It all depends on where you are in life. I think most people here are still in accumulation phase. We want leverage and more growth. I think most people plan to be debt free or have very little debt at some point.
Have you done numbers when it comes to pay more every month via 15 years vs 30 years? I know it sounds weird, but that extra amount every month will impede you from using that money to invest it on another home, right?
Will your mind change if the tax reform affects you?
For 15 years, if we pay $X as interest, we pay $3X for 30 years. On any case, when we see interest side, we may stand to gain 2X by changing to 15 years, but when we account ROI on investment keeping 30 years, we gain a lot when ROI exceeds 10%
I was having first 30 years, refinanced to 15 years, then returned back to 30 years fixed.

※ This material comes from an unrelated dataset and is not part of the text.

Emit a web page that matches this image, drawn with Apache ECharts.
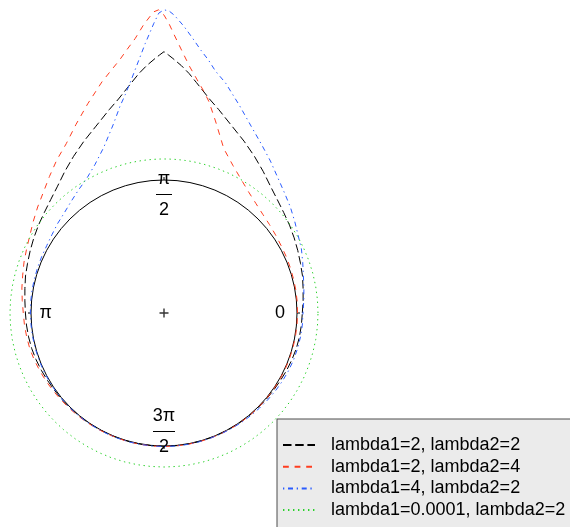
<!DOCTYPE html>
<html>
<head>
<meta charset="utf-8">
<script src="https://cdn.jsdelivr.net/npm/echarts@6/dist/echarts.min.js"></script>
<style>
  html, body { margin: 0; padding: 0; background: #ffffff; }
  #chart { width: 570px; height: 527px; }
</style>
</head>
<body>
<div id="chart"></div>
<script>
// Angles (degrees, counter-clockwise from 0) at which each density is evaluated
const angles = [
  0, 5, 10, 15, 20, 25, 30, 35, 40, 45, 50, 55, 60, 65, 70, 75,
  78, 80, 82, 84, 86, 88, 89, 90, 91, 92, 94, 96, 98, 100, 102,
  105, 110, 115, 120, 125, 130, 135, 140, 145, 150, 155, 160, 165, 170, 175, 180,
  185, 190, 195, 200, 205, 210, 215, 220, 225, 230, 235, 240, 245, 250, 255, 260, 265, 270,
  275, 280, 285, 290, 295, 300, 305, 310, 315, 320, 325, 330, 335, 340, 345, 350, 355, 360
];

// Density values for each parameter pair
const dens_2_2 = [
  0.040, 0.050, 0.062, 0.078, 0.092, 0.110, 0.130, 0.152, 0.175, 0.205, 0.245, 0.300, 0.360, 0.425, 0.495, 0.585,
  0.645, 0.695, 0.750, 0.810, 0.865, 0.915, 0.940, 0.965, 0.940, 0.915, 0.865, 0.810, 0.750, 0.695, 0.645,
  0.585, 0.495, 0.425, 0.360, 0.300, 0.245, 0.205, 0.175, 0.152, 0.130, 0.110, 0.092, 0.078, 0.062, 0.050, 0.042,
  0.038, 0.034, 0.030, 0.024, 0.018, 0.012, 0.008, 0.006, 0.004, 0.003, 0.003, 0.002, 0.002, 0.002, 0.002, 0.002, 0.002, 0.002,
  0.002, 0.002, 0.002, 0.002, 0.002, 0.002, 0.003, 0.003, 0.004, 0.006, 0.008, 0.012, 0.018, 0.024, 0.030, 0.034, 0.037, 0.040
];
const dens_2_4 = [
  0.004, 0.005, 0.006, 0.007, 0.009, 0.012, 0.016, 0.024, 0.035, 0.050, 0.075, 0.110, 0.160, 0.225, 0.315, 0.495,
  0.625, 0.700, 0.775, 0.860, 0.970, 1.100, 1.175, 1.240, 1.280, 1.265, 1.175, 1.075, 1.000, 0.930, 0.875,
  0.800, 0.675, 0.565, 0.470, 0.405, 0.340, 0.283, 0.240, 0.200, 0.165, 0.140, 0.120, 0.100, 0.085, 0.070, 0.058,
  0.053, 0.048, 0.044, 0.037, 0.030, 0.024, 0.018, 0.013, 0.010, 0.008, 0.006, 0.005, 0.004, 0.004, 0.004, 0.004, 0.004, 0.004,
  0.004, 0.004, 0.004, 0.004, 0.004, 0.004, 0.004, 0.004, 0.004, 0.004, 0.004, 0.004, 0.004, 0.004, 0.004, 0.004, 0.004, 0.004
];
const dens_4_2 = [
  0.045, 0.055, 0.068, 0.085, 0.110, 0.140, 0.165, 0.200, 0.240, 0.280, 0.330, 0.395, 0.465, 0.550, 0.660, 0.790,
  0.860, 0.930, 0.995, 1.075, 1.160, 1.240, 1.270, 1.280, 1.255, 1.180, 1.030, 0.890, 0.770, 0.670, 0.590,
  0.470, 0.325, 0.230, 0.165, 0.125, 0.090, 0.062, 0.045, 0.028, 0.017, 0.013, 0.010, 0.008, 0.007, 0.006, 0.005,
  0.004, 0.004, 0.004, 0.004, 0.004, 0.004, 0.004, 0.004, 0.004, 0.004, 0.004, 0.004, 0.004, 0.004, 0.004, 0.004, 0.004, 0.004,
  0.004, 0.004, 0.004, 0.004, 0.005, 0.006, 0.008, 0.010, 0.013, 0.017, 0.022, 0.027, 0.032, 0.036, 0.039, 0.042, 0.044, 0.045
];
const dens_00001_2 = [
  0.158, 0.158, 0.158, 0.158, 0.158, 0.158, 0.158, 0.158, 0.158, 0.158, 0.158, 0.158, 0.158, 0.158, 0.158, 0.158,
  0.158, 0.158, 0.158, 0.158, 0.158, 0.158, 0.158, 0.158, 0.158, 0.158, 0.158, 0.158, 0.158, 0.158, 0.158,
  0.158, 0.158, 0.158, 0.158, 0.158, 0.158, 0.158, 0.158, 0.158, 0.158, 0.158, 0.158, 0.158, 0.158, 0.158, 0.158,
  0.158, 0.158, 0.158, 0.158, 0.158, 0.158, 0.158, 0.158, 0.158, 0.158, 0.158, 0.158, 0.158, 0.158, 0.158, 0.158, 0.158, 0.158,
  0.158, 0.158, 0.158, 0.158, 0.158, 0.158, 0.158, 0.158, 0.158, 0.158, 0.158, 0.158, 0.158, 0.158, 0.158, 0.158, 0.158, 0.158
];

const seriesNames = [
  'lambda1=2, lambda2=2',
  'lambda1=2, lambda2=4',
  'lambda1=4, lambda2=2',
  'lambda1=0.0001, lambda2=2'
];
const seriesValues = [dens_2_2, dens_2_4, dens_4_2, dens_00001_2];
const seriesColors = ['#000000', '#ff3d1f', '#2a5cff', '#2bd12b'];
const seriesDash = [[8.5, 3.7], [5.8, 5.8], [1.3, 3.7, 5, 3.7], [1.4, 3.6]];

// Tick positions on the unit circle and their labels
const tickLabels = {
  0: '{r0|0}',
  90: '{n|π}\n{bar| }\n{d|2}',
  180: '{r180|π}',
  270: '{n|3π}\n{bar2| }\n{d|2}'
};

const center = [164, 313];
const unitRadius = 133;   // pixel radius of the reference circle
const radiusMax = 2.4;    // 1 + density at the outer edge of the curve polar

const chart = echarts.init(document.getElementById('chart'), null, { renderer: 'canvas' });

const curveSeries = seriesNames.map((name, k) => ({
  name: name,
  type: 'line',
  coordinateSystem: 'polar',
  polarIndex: 1,
  symbol: 'none',
  showSymbol: false,
  smooth: false,
  clip: false,
  data: angles.map((a, i) => [1 + seriesValues[k][i], a]),
  lineStyle: { color: seriesColors[k], width: 1, type: seriesDash[k] },
  itemStyle: { color: seriesColors[k] },
  z: 3
}));

chart.setOption({
  animation: false,
  backgroundColor: '#ffffff',
  textStyle: { fontFamily: 'Liberation Sans' },
  polar: [
    { center: center, radius: unitRadius },
    { center: center, radius: unitRadius * radiusMax }
  ],
  angleAxis: [
    {
      polarIndex: 0,
      type: 'value',
      min: 0, max: 360, interval: 90,
      startAngle: 0, clockwise: false,
      axisLine: { show: true, lineStyle: { color: '#000', width: 1 } },
      axisTick: { show: true, length: 3, lineStyle: { color: '#000', width: 1 } },
      splitLine: { show: false },
      axisLabel: {
        show: true,
        margin: -39,
        color: '#000',
        fontSize: 18,
        formatter: v => tickLabels[v] || '',
        rich: {
          r0: { fontSize: 18, padding: [0, 0, 0, 17] },
          r180: { fontSize: 18, padding: [0, 18, 0, 0] },
          n: { fontSize: 18, lineHeight: 18, align: 'center' },
          bar: { width: 16, height: 1, lineHeight: 13, fontSize: 1, backgroundColor: '#000', align: 'center' },
          bar2: { width: 22, height: 1, lineHeight: 13, fontSize: 1, backgroundColor: '#000', align: 'center' },
          d: { fontSize: 18, lineHeight: 18, align: 'center' }
        }
      }
    },
    {
      polarIndex: 1,
      type: 'value',
      min: 0, max: 360,
      startAngle: 0, clockwise: false,
      show: false
    }
  ],
  radiusAxis: [
    { polarIndex: 0, type: 'value', min: 0, max: 1, show: false },
    { polarIndex: 1, type: 'value', min: 0, max: radiusMax, show: false }
  ],
  legend: {
    orient: 'vertical',
    left: 277,
    top: 419,
    height: 200,
    padding: [17, 30, 40, 5],
    backgroundColor: '#ebebeb',
    borderColor: '#4d4d4d',
    borderWidth: 1,
    borderRadius: 0,
    itemWidth: 32,
    itemHeight: 14,
    itemGap: 3.7,
    itemStyle: { opacity: 0 },
    textStyle: { fontSize: 18, lineHeight: 18, color: '#000', fontFamily: 'Liberation Sans', padding: [0, 0, 0, 11] },
    data: seriesNames
  },
  series: curveSeries.concat([{
    name: 'centre',
    type: 'scatter',
    coordinateSystem: 'polar',
    polarIndex: 1,
    symbol: 'path://M0,5H10M5,0V10',
    symbolSize: 9,
    data: [[0, 0]],
    itemStyle: { color: 'none', borderColor: '#000', borderWidth: 1.4 },
    silent: true,
    z: 4
  }])
});
</script>
</body>
</html>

When you retire, one of the old time concerns was that you wouldn’t have any deductions, thus having a mortgage was a bless or a disgrace if you didn’t have any savings. Your SS then would be taxed to the max because your rentals and whatnot income would trigger the IRS to tax you on a tax bracket you, by not understanding the fundamentals of double taxation, fell in by not having any deductions.
I don’t know if the future tax reform will change that.
As long as I am working, like most earners, I will be paying mortgage. The moment I turn to retirement, all mortgages will be paid no matter how much interest rate is. At that time, I look at mortgage as risk than investment/ROI.
A lot of people have 200k pension after retirement. I think they only need to buy a life insurance policy and no need to pay off mortgage. Their life is more valuable financially than a no-income retiree
Most of people we interview during our retirement plans never knew that, first, they had to pay taxes to cash out their 401Ks, IRAs, etc. They didn’t know that when they retired their income from rentals and whatnot would make them qualify to sometimes a higher tax bracket than 0, which is the aim of many retirees. That will result in their SS income being taxed up to 85%. So, with no deductions, they will pay straight to uncle Sam money that they could have easily be saving if they planned with anticipation. It is like any business that has only income but barely any expenses to deduct. Cha-chin!
They also, lack of any life insurance because at the time they were in the age of thinking, the usual insurance being promoted was term, whole life or regular life insurance, very expensive, so they didn’t believe in anything. So, if they get into a very grave situation, they have to spend down all what they saved down to certain amount, so they can qualify for any government assistance. By the way, there’s no long term care paid for by the government. As I said, once you spend down to the legal limits, from there you will live with a house and a car and some money in the bank. If you had plenty, most will have to be spent down to pay for long term care. Google it.
Next week, at our office’s meeting, we’ll have a meeting/class where a CPA will teach us how to put grandma/pa into a retirement home as a higher income person paying $7K+ a month, then, do a legal trick, and leave her there paying $700 a month, even though the have plenty of $ to pay for her care. All legal, playing by the rules.